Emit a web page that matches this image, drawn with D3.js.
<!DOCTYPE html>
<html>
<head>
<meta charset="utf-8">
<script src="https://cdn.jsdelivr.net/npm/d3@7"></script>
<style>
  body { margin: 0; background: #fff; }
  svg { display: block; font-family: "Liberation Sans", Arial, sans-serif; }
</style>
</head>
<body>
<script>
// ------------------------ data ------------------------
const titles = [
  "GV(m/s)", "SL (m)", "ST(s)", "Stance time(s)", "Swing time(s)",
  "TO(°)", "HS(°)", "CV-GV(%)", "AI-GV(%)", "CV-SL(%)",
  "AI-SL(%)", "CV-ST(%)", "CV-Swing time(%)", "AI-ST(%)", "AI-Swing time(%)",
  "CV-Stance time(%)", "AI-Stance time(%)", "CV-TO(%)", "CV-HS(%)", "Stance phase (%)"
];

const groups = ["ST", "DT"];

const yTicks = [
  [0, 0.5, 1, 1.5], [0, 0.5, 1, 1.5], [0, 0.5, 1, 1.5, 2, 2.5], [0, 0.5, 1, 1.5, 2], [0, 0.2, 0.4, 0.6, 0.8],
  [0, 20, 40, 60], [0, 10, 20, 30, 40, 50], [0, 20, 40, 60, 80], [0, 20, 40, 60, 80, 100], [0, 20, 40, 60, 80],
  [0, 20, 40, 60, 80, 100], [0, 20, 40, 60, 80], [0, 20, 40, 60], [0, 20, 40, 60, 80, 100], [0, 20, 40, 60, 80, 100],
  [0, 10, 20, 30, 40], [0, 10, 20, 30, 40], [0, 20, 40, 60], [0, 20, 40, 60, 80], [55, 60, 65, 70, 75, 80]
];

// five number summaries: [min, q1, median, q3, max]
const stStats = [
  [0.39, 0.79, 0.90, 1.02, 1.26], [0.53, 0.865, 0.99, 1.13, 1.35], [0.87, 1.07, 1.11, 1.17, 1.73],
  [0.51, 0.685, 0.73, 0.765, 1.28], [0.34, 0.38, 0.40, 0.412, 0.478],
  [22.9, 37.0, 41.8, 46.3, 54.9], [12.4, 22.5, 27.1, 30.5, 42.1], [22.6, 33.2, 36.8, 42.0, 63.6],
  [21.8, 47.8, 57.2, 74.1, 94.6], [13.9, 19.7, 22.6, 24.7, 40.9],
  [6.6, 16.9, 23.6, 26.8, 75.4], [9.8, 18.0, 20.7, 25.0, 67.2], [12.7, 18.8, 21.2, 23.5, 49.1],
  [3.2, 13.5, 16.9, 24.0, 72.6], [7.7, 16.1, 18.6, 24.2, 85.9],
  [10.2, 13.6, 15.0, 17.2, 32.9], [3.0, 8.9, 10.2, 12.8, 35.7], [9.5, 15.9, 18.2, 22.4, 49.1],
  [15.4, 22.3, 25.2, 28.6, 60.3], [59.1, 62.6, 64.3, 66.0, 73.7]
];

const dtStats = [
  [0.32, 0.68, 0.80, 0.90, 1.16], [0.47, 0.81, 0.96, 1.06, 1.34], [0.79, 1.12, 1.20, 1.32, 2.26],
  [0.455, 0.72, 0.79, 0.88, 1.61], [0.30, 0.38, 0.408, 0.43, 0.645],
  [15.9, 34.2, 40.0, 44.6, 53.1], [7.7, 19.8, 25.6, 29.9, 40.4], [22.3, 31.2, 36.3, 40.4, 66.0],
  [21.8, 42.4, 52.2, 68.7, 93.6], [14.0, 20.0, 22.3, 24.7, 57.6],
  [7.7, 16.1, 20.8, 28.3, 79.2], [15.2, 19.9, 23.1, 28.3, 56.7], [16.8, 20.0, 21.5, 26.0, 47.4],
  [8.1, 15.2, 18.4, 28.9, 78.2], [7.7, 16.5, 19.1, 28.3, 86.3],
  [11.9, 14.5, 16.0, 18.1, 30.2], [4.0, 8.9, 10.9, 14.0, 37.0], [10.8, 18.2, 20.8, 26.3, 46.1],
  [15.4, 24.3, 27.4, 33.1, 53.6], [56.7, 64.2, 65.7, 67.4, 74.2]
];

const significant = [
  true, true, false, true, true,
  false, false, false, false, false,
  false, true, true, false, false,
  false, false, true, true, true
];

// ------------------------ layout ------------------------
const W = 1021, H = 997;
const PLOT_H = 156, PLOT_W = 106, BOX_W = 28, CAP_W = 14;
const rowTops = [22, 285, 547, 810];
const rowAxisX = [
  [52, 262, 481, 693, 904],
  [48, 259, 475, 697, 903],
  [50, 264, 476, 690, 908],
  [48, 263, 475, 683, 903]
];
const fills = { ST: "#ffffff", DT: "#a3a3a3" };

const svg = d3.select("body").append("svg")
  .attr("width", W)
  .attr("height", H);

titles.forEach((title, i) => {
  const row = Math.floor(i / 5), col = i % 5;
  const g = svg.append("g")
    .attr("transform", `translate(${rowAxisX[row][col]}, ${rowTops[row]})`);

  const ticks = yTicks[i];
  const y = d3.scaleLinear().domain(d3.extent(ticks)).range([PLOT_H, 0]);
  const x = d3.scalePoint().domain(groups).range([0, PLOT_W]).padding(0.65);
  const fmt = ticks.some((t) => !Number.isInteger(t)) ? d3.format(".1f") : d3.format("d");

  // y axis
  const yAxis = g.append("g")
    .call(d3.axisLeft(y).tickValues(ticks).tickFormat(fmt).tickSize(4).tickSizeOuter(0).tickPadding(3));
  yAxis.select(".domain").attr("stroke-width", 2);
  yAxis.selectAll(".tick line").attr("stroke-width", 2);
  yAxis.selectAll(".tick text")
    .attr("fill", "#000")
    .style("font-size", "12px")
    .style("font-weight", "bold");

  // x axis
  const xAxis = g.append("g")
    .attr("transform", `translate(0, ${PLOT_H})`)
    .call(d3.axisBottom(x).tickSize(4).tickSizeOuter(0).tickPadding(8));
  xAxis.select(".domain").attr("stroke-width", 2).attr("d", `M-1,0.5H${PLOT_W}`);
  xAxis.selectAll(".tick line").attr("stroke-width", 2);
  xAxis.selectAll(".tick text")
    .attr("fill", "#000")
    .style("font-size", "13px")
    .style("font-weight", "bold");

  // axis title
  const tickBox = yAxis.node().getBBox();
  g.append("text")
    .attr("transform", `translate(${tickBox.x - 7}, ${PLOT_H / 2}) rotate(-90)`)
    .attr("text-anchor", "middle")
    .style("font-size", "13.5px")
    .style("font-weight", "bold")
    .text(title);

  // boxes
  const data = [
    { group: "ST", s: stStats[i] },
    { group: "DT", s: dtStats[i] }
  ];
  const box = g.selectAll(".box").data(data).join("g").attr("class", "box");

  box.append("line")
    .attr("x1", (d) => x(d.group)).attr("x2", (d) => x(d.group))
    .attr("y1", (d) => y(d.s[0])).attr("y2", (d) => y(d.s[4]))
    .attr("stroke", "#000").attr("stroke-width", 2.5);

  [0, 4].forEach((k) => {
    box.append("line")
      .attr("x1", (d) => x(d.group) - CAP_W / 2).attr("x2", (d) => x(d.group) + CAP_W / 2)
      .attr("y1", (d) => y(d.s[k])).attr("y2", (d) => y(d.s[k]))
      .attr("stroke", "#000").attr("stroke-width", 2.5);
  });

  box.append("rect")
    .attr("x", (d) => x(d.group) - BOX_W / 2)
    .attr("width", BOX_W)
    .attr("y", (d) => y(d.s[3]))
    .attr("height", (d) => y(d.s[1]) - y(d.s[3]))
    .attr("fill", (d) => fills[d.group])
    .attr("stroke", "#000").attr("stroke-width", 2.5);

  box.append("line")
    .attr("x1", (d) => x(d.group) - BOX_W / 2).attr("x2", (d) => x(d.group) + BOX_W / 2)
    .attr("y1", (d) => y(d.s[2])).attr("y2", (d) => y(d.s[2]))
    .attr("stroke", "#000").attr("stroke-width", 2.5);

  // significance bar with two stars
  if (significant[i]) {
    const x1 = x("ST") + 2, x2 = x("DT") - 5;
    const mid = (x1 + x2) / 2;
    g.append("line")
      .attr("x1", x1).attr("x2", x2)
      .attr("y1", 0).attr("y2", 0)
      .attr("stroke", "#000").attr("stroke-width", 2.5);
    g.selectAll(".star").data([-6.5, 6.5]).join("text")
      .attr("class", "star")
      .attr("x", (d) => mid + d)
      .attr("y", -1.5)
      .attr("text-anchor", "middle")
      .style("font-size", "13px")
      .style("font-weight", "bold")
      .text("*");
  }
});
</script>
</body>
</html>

● ● ● ● ●

> [What the task requires]:
Using the listing, collect all lines in which the string "with" is found.

> [The response]:
Emit a web page that matches this image, drawn with D3.js.
  // significance bar with two stars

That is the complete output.